「ひいながさいたら粟を蒔け!」
ひいなとは、タニウツギのことです。
では、なぜ、タニウツギのことを「ひいな」と呼ぶのか、
「上世屋ではひいながさいたら粟を蒔けと「ひいな」、弥栄町舟木では「ひいなご」とよんでいることについては、調査が及んでいないようです。その解釈のポイントは「な」なんでしょう、つまりおひたし、和え物、みそ汁、ご飯に混ぜるなど食用にしたということです。りょうぶも「な」を含む方言がある、「ギョーブナ(静岡・愛知・熊野・奈良)、ジョーブナ(三重・奈良・和歌山)、サダメシ(青森・岩手・宮城・秋田。サルナメシの転訛か)がそれで、このナは食糧となる『菜』を意味する。」と和泉光一さんがおっしゃっています。」、、、こんなくるしまぎれのあてずっぽうをかってしておりました。
違いますよ ひいなとはひな、雛のことと 国語辞典編集者の 神永暁さん。
以下のように解いてくださいました。
「雛(ひな、ひいな)」とは、もともと小さくて可愛らしいものを表す言葉。 平安時代の「ひいな遊び」に使われたのは、紙や布で作られた素朴な人形だったと考えられています。 やがて時代がすすむにつれ「ひいな遊び」の人形は華麗で立派なものになり、飾って楽しむものへと変化していきます。
、「雛」は古くは「ひいな(歴史的仮名遣いは「ひひな」)」と言うこともあった。ただし「ひな」も「ひいな」も今とは違い、ひな祭りに飾る人形のことではなく、女の子が玩具にする、紙や土、木などで作った小型の人形のことを言っていた。

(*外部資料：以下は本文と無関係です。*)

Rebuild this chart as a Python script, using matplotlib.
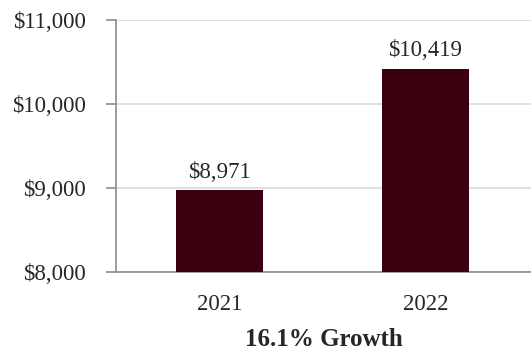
import matplotlib
matplotlib.use("Agg")
import matplotlib.pyplot as plt
from matplotlib.ticker import FuncFormatter

years = ["2021", "2022"]
values = [8971, 10419]
y_ticks = [8000, 9000, 10000, 11000]
growth_label = "16.1% Growth"

BAR = "#3a0010"
SPINE = "#8c8c8c"
GRID = "#d9d9d9"
INK = "#262626"

plt.rcParams["font.family"] = ["Liberation Serif", "DejaVu Serif"]

fig = plt.figure(figsize=(5.31, 3.5), dpi=100)
ax = fig.add_axes([116 / 531, 1 - 272 / 350, 415 / 531, 252 / 350])

x = list(range(len(years)))
ax.bar(x, values, width=0.42, color=BAR, zorder=3)
for xi, v in zip(x, values):
    ax.annotate(f"${v:,.0f}", (xi, v), xytext=(0, 5.5),
                textcoords="offset points", ha="center", va="bottom",
                fontsize=16.5, color=INK)

ax.set_ylim(y_ticks[0], y_ticks[-1])
ax.set_xlim(-0.502, 1.512)
ax.set_yticks(y_ticks)
ax.yaxis.set_major_formatter(FuncFormatter(lambda v, _: f"${v:,.0f}"))
ax.set_xticks(x)
ax.set_xticklabels(years)

ax.yaxis.grid(True, color=GRID, linewidth=1.2, zorder=0)
ax.set_axisbelow(True)
for side in ("top", "right"):
    ax.spines[side].set_visible(False)
for side in ("left", "bottom"):
    ax.spines[side].set_color(SPINE)
    ax.spines[side].set_linewidth(1.2)

ax.tick_params(axis="y", length=7.5, width=1.2, color=SPINE, pad=14,
               labelsize=16.5, labelcolor=INK)
ax.tick_params(axis="x", length=0, pad=16, labelsize=16.5, labelcolor=INK)

ax.set_xlabel(growth_label, fontsize=18, fontweight="bold", color=INK,
              labelpad=9)

fig.savefig("out.png", dpi=100, facecolor="white")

「ひな」と「ひいな」ではどちらが古い言い方なのかよくわからないのだが、『日本国語大辞典 第2版』を見ると、平安時代の用例は「ひいな」の方が圧倒的に多い。
たとえば『源氏物語』には、幼い紫の上の姿が可憐に描かれた以下のような場面がある。
「ひゐななど、わざと屋ども造りつづけて、もろともに遊びつつ」(『源氏物語』若紫)
「屋」というのは人形の家屋のこと。人形遊びをしている紫の上と「もろともに遊」んでいるのはほほえましいことに光源氏である。
平安時代には、人形に着物を着せたり、いろいろな調度を整えたり飾ったりする女の子の遊びを「ひいな遊び」と呼んでいた。
『枕草子』の「すぎにしかた恋しきもの」の段にも、「枯れたる葵。ひひなあそびの調度(=道具)」とある。
これらの用例からもおわかりのように、平安時代には貴族の子女にとって「ひいな遊び」とはふだんの遊びであり、もともとは3月の節句と直接の関係はなかったのである。
ひいながさいたら粟を蒔けというのは、上世屋の方言ではなく、平安時代の雅ことばだったのです。